Sportowa Liga Firm - Silesia Piłka nożna

Capgemini vs Auroland

Capgemini
8 - 4
Auroland
Full Time

Relacja tekstowa

Od początku spotkania widać było tę zawziętość w oczach zawodników Capgemini, którym nie odpowiadał spadek na ostatnią lokatę w tabeli. Auroland musiał walczyć z podwójnie zmobilizowanym zespołem doświadczonych, ogranych już na szczeblu Ekstraklasy SLF zawodników, lecz przewaga była widoczna gołym okiem. Biało-niebiescy często atakowali, a pierwszą bramkę zdobyli już w 5 minucie za sprawą Konrada Odziemka. Ten sam zawodnik niedługo później podwyższył prowadzenie. Zieloni szukali sytuacji, lecz to outsider trafiał. W 12 minucie Nabil Boukarch strzelił na 3:0. Czas do gwizdka kończącego pierwszą odsłonę zbliżał się coraz szybciej, do tego czasu byliśmy świadkami dwóch istotnych zdarzeń – w 17 minucie Odziemek skompletował hat-tricka, podwyższając na 4:0, a chwilę po nim pierwsze trafienie dla Aurolandu zaliczył Mateusz Ogaza. Pierwsza część gry toczyła się zdecydowanie pod dyktando Capgemini, jednak warto mieć na uwadze, że to gracze w zielonych strojach już dwukrotnie zwyciężali w tym sezonie, w dodatku większe straty tego dnia były odrabiane – więc wciąż szanse były.

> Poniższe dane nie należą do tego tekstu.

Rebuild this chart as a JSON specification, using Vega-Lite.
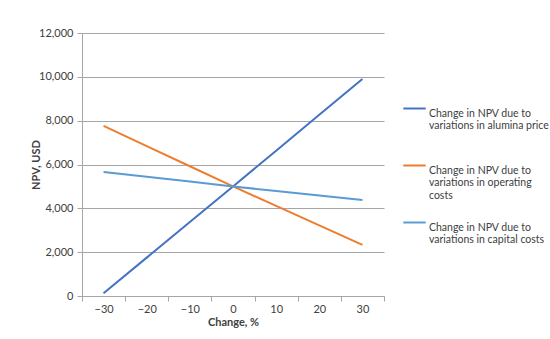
{
  "$schema": "https://vega.github.io/schema/vega-lite/v6.json",
  "width": 302,
  "height": 263,
  "autosize": {"type": "none"},
  "padding": {"left": 82, "top": 33, "right": 166, "bottom": 43},
  "background": "white",
  "data": {
    "values": [
      {"change": -30, "npv": 130, "series": "Change in NPV due to variations in alumina price"},
      {"change": -20, "npv": 1750, "series": "Change in NPV due to variations in alumina price"},
      {"change": -10, "npv": 3380, "series": "Change in NPV due to variations in alumina price"},
      {"change": 0, "npv": 5000, "series": "Change in NPV due to variations in alumina price"},
      {"change": 10, "npv": 6630, "series": "Change in NPV due to variations in alumina price"},
      {"change": 20, "npv": 8270, "series": "Change in NPV due to variations in alumina price"},
      {"change": 30, "npv": 9900, "series": "Change in NPV due to variations in alumina price"},
      {"change": -30, "npv": 7760, "series": "Change in NPV due to variations in operating costs"},
      {"change": -20, "npv": 6840, "series": "Change in NPV due to variations in operating costs"},
      {"change": -10, "npv": 5920, "series": "Change in NPV due to variations in operating costs"},
      {"change": 0, "npv": 5000, "series": "Change in NPV due to variations in operating costs"},
      {"change": 10, "npv": 4110, "series": "Change in NPV due to variations in operating costs"},
      {"change": 20, "npv": 3220, "series": "Change in NPV due to variations in operating costs"},
      {"change": 30, "npv": 2330, "series": "Change in NPV due to variations in operating costs"},
      {"change": -30, "npv": 5660, "series": "Change in NPV due to variations in capital costs"},
      {"change": -20, "npv": 5440, "series": "Change in NPV due to variations in capital costs"},
      {"change": -10, "npv": 5220, "series": "Change in NPV due to variations in capital costs"},
      {"change": 0, "npv": 5000, "series": "Change in NPV due to variations in capital costs"},
      {"change": 10, "npv": 4790, "series": "Change in NPV due to variations in capital costs"},
      {"change": 20, "npv": 4590, "series": "Change in NPV due to variations in capital costs"},
      {"change": 30, "npv": 4380, "series": "Change in NPV due to variations in capital costs"}
    ]
  },
  "mark": {"type": "line", "strokeWidth": 2},
  "encoding": {
    "x": {
      "field": "change",
      "type": "quantitative",
      "scale": {"domain": [-35, 35], "nice": false, "zero": false},
      "axis": {
        "title": "Change, %",
        "values": [-35, -25, -15, -5, 5, 15, 25, 35],
        "grid": false,
        "ticks": true,
        "labelOffset": 21.6,
        "labelFlush": false,
        "labelOverlap": false,
        "labelExpr": "datum.value >= 35 ? '' : (datum.value + 5 < 0 ? '\u2212' + abs(datum.value + 5) : '' + (datum.value + 5))",
        "titlePadding": 2
      }
    },
    "y": {
      "field": "npv",
      "type": "quantitative",
      "scale": {"domain": [0, 12000], "nice": false},
      "axis": {
        "title": "NPV, USD",
        "values": [0, 2000, 4000, 6000, 8000, 10000, 12000],
        "format": ",d",
        "titlePadding": -3,
        "domain": true
      }
    },
    "color": {
      "field": "series",
      "type": "nominal",
      "scale": {
        "domain": [
          "Change in NPV due to variations in alumina price",
          "Change in NPV due to variations in operating costs",
          "Change in NPV due to variations in capital costs"
        ],
        "range": ["#4472C4", "#ED7D31", "#5B9BD5"]
      },
      "legend": {
        "title": null,
        "orient": "none",
        "legendX": 320,
        "legendY": 63,
        "symbolType": "stroke",
        "symbolSize": 500,
        "symbolStrokeWidth": 2,
        "rowPadding": 9,
        "labelOffset": 2,
        "labelBaseline": "top",
        "labelLimit": 300,
        "labelExpr": "datum.label == 'Change in NPV due to variations in operating costs' ? ['Change in NPV due to', 'variations in operating', 'costs'] : ['Change in NPV due to', substring(datum.label, 21), ' ']"
      }
    }
  },
  "config": {
    "font": "Lato",
    "view": {"stroke": null},
    "axis": {
      "labelFont": "Lato",
      "labelFontSize": 11,
      "labelColor": "#404040",
      "titleFont": "Lato",
      "titleFontSize": 11,
      "titleFontWeight": "bold",
      "titleColor": "#404040",
      "domainColor": "#A6A6A6",
      "tickColor": "#A6A6A6",
      "gridColor": "#A6A6A6",
      "tickSize": 5
    },
    "axisY": {"grid": true, "labelPadding": 4},
    "legend": {
      "labelFont": "Lato",
      "labelFontSize": 10.5,
      "labelColor": "#404040"
    }
  }
}
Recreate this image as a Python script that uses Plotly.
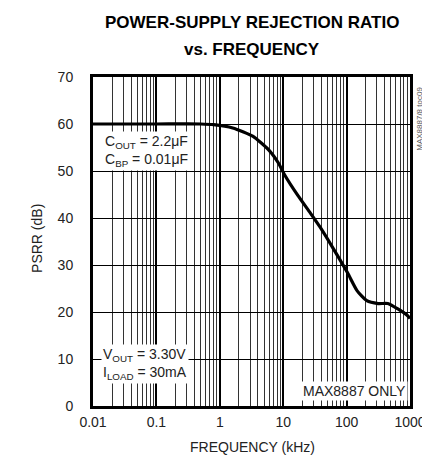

Od początku drugiej odsłony biało – niebiescy utrzymywali tempo gry, a szybkie trzy bramki w 2 minuty podcięły skrzydła graczom Auroland. Gole Odziemka, Nguyen Khac oraz Wardziaka przez dłuższy okres czasu utrzymywały wynik przy stanie 7:1 dla Capgemini. W końcówce obie drużyny jeszcze pozwoliły sobie postrzelać, co prawda dwie bramki Ogazy oraz trafienie Caputy poprawiły wynik końcowy, lecz nie zmieniło to sytuacji w tym spotkaniu. Ostatecznie pierwsze punkty po bardzo dobrym meczu trafiają na konto Capgemini, a Auroland notuje drugą porażkę z rzędu.